Wenn der Wald Autos rettet

5. Oktober 2021

Autokonzerne überbieten sich mit Projekten zur CO2-Kompensation, um Fahrzeuge klimaneutral zu verkaufen. Aber nicht alle Projekte halten, was sie versprechen.


Es klingt einfach zu verlockend: Das neue Elektroauto, das Sie heute kaufen, kommt CO2-neutral auf die Straße – so das Versprechen. Der CO2-Rucksack aus der Batterieproduktion? Kompensiert. Die negative CO2-Bilanz aus der Produktion in der Fabrik? Kompensiert. Die CO2-Ausstöße der Lieferketten? Kompensiert.


Die Grundlage für diesen „CO2-Ausgleich“ stammt aus dem Jahr 2005. Um den Treibhausgasausstoß der EU zu senken, wurde das sogenannte Emissionshandelssystem (EU-ETS) eingerichtet. Es sieht vor, dass bestimmte Unternehmen für den Ausstoß von Kohlendioxid, Lachgas und perfluorierten Kohlenwasserstoffen Verschmutzungszertifikate brauchen, die sie entweder ersteigern müssen oder kostenlos zugeteilt bekommen.

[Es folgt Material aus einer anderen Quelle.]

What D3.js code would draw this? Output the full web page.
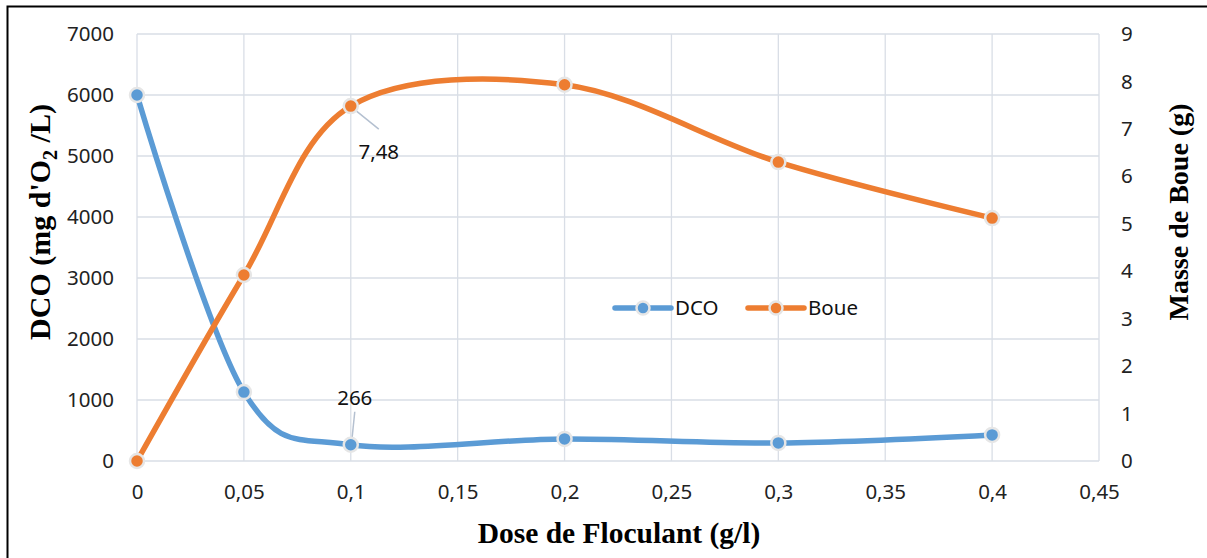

Übersetzt heißt das: Ein Autokonzern lässt zum Beispiel von einem darauf spezialisierten anderen Unternehmen einen riesigen Wald an einem entlegenen Platz dieser Welt pflanzen – Beispiele gibt es genug.


Dieser neue Wald entzieht der Atmosphäre dann – zum Beispiel – Millionen Tonnen CO2, diesen Wert kann man berechnen. Im Gegenzug erhalten die Autokonzerne dann sogenannte CO2-Zertifikate, die ihren CO2-Ausstoß kompensieren, also ausgleichen. In der Folge kann mit diesem Ausgleich ein neues E-Auto als klimaneutral und CO2-neutral bezeichnet werden. Obwohl die Batterieproduktion, die Autoproduktion und die globalen Lieferketten nach wie vor eine negative CO2-Bilanz aufweisen.


Alles gut, oder? Mitnichten. Es gibt nämlich auch Projekte, die sich zumindest hinterfragenswert oder als Luftnummer erweisen. Außerdem sind diese für Konsumenten nicht immer lückenlos nachvollziehbar.


Die CO2-Rechnung geht ja erst dann auf, wenn das Projekt hält. Aber weltweit ist der Zertifikatshandel zu einem Milliardengeschäft geworden, das immer unübersichtlicher wird. Einige Autokonzerne mussten Projekte zum CO2-Ausgleich sogar stoppen. Weil von den darauf spezialisierten Unternehmen Umwelt-Vorgaben nicht erfüllt oder die Versprechungen nicht eingehalten wurden.


Einen ganz anderen, nachprüfbaren Weg hat zuletzt Fiat eingeschlagen: Mit dem größten Dachgarten Europas auf den Dächern der alten Fabrik Lingotto in Turin. Eine kleine, grüne Lunge, in einem ehemaligen Industriebetrieb. 40.000 Pflanzen, ein Park auf dem Dach mit 28 großen Inseln, die 7000 der insgesamt 27000 Quadratmeter einnehmen. 300 Pflanzenarten sind eingesetzt, mit lokalem Bezug. Und dieser riesige Dachgarten kann mit der CO2-Bilanz aus der Autoproduktion gegengerechnet werden – und das Projekt ist vor der Haustür, also kontrollierbar.